==== Source material

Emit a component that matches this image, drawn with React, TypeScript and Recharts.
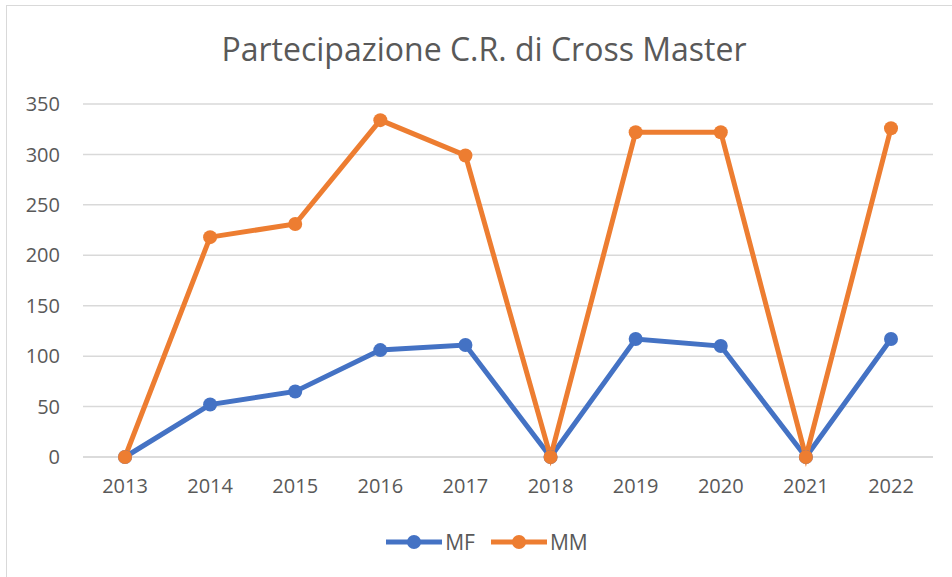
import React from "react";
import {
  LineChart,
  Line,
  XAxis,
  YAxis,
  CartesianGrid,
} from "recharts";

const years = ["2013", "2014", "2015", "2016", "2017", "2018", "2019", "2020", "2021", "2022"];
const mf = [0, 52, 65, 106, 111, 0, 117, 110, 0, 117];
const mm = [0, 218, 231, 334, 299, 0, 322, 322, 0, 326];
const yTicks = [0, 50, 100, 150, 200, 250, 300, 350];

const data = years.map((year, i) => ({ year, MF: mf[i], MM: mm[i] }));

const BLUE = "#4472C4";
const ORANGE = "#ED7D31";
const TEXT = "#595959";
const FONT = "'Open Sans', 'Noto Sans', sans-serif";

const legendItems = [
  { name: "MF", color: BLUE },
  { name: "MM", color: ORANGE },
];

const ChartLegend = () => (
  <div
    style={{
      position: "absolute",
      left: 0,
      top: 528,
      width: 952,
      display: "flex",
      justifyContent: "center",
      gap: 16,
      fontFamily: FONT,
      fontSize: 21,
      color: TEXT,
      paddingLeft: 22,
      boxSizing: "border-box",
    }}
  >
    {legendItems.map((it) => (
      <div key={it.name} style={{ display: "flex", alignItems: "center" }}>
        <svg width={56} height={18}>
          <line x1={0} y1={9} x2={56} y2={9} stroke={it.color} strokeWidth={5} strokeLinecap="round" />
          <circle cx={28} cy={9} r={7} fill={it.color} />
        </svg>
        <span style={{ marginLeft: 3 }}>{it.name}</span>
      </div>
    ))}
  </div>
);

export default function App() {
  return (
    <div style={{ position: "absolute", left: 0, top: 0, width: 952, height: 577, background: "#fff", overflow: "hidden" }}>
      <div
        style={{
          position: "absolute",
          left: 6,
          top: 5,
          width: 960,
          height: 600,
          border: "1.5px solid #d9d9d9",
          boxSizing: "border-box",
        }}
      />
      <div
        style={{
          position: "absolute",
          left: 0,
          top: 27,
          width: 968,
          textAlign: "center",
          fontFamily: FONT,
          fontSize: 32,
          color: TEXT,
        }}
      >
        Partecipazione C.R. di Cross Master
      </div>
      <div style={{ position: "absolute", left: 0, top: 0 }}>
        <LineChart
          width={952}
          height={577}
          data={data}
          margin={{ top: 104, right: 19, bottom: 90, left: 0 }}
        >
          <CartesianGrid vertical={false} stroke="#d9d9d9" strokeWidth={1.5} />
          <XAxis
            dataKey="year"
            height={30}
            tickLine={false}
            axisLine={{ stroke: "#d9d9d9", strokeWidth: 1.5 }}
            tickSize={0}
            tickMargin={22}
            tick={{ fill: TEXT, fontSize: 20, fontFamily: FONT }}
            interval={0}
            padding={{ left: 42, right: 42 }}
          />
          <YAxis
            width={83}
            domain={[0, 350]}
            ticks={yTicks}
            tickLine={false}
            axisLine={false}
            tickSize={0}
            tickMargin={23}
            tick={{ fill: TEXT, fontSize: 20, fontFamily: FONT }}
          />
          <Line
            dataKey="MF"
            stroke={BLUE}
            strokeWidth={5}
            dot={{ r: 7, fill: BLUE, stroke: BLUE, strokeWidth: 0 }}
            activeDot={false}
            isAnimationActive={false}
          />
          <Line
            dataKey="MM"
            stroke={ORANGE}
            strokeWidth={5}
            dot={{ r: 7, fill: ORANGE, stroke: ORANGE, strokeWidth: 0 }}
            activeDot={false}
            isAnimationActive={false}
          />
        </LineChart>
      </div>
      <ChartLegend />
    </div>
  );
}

========

#### Required task
Copy the material exactly. Do not include the pictures.

#### Problem solution
Emit a component that matches this image, drawn with React, TypeScript and Recharts.
import React from "react";
import {
  LineChart,
  Line,
  XAxis,
  YAxis,
  CartesianGrid,
} from "recharts";

const years = ["2013", "2014", "2015", "2016", "2017", "2018", "2019", "2020", "2021", "2022"];
const mf = [0, 52, 65, 106, 111, 0, 117, 110, 0, 117];
const mm = [0, 218, 231, 334, 299, 0, 322, 322, 0, 326];
const yTicks = [0, 50, 100, 150, 200, 250, 300, 350];

const data = years.map((year, i) => ({ year, MF: mf[i], MM: mm[i] }));

const BLUE = "#4472C4";
const ORANGE = "#ED7D31";
const TEXT = "#595959";
const FONT = "'Open Sans', 'Noto Sans', sans-serif";

const legendItems = [
  { name: "MF", color: BLUE },
  { name: "MM", color: ORANGE },
];

const ChartLegend = () => (
  <div
    style={{
      position: "absolute",
      left: 0,
      top: 528,
      width: 952,
      display: "flex",
      justifyContent: "center",
      gap: 16,
      fontFamily: FONT,
      fontSize: 21,
      color: TEXT,
      paddingLeft: 22,
      boxSizing: "border-box",
    }}
  >
    {legendItems.map((it) => (
      <div key={it.name} style={{ display: "flex", alignItems: "center" }}>
        <svg width={56} height={18}>
          <line x1={0} y1={9} x2={56} y2={9} stroke={it.color} strokeWidth={5} strokeLinecap="round" />
          <circle cx={28} cy={9} r={7} fill={it.color} />
        </svg>
        <span style={{ marginLeft: 3 }}>{it.name}</span>
      </div>
    ))}
  </div>
);

export default function App() {
  return (
    <div style={{ position: "absolute", left: 0, top: 0, width: 952, height: 577, background: "#fff", overflow: "hidden" }}>
      <div
        style={{
          position: "absolute",
          left: 6,
          top: 5,
          width: 960,
          height: 600,
          border: "1.5px solid #d9d9d9",
          boxSizing: "border-box",
        }}
      />
      <div
        style={{
          position: "absolute",
          left: 0,
          top: 27,
          width: 968,
          textAlign: "center",
          fontFamily: FONT,
          fontSize: 32,
          color: TEXT,
        }}
      >
        Partecipazione C.R. di Cross Master
      </div>
      <div style={{ position: "absolute", left: 0, top: 0 }}>
        <LineChart
          width={952}
          height={577}
          data={data}
          margin={{ top: 104, right: 19, bottom: 90, left: 0 }}
        >
          <CartesianGrid vertical={false} stroke="#d9d9d9" strokeWidth={1.5} />
          <XAxis
            dataKey="year"
            height={30}
            tickLine={false}
            axisLine={{ stroke: "#d9d9d9", strokeWidth: 1.5 }}
            tickSize={0}
            tickMargin={22}
            tick={{ fill: TEXT, fontSize: 20, fontFamily: FONT }}
            interval={0}
            padding={{ left: 42, right: 42 }}
          />
          <YAxis
            width={83}
            domain={[0, 350]}
            ticks={yTicks}
            tickLine={false}
            axisLine={false}
            tickSize={0}
            tickMargin={23}
            tick={{ fill: TEXT, fontSize: 20, fontFamily: FONT }}
          />
          <Line
            dataKey="MF"
            stroke={BLUE}
            strokeWidth={5}
            dot={{ r: 7, fill: BLUE, stroke: BLUE, strokeWidth: 0 }}
            activeDot={false}
            isAnimationActive={false}
          />
          <Line
            dataKey="MM"
            stroke={ORANGE}
            strokeWidth={5}
            dot={{ r: 7, fill: ORANGE, stroke: ORANGE, strokeWidth: 0 }}
            activeDot={false}
            isAnimationActive={false}
          />
        </LineChart>
      </div>
      <ChartLegend />
    </div>
  );
}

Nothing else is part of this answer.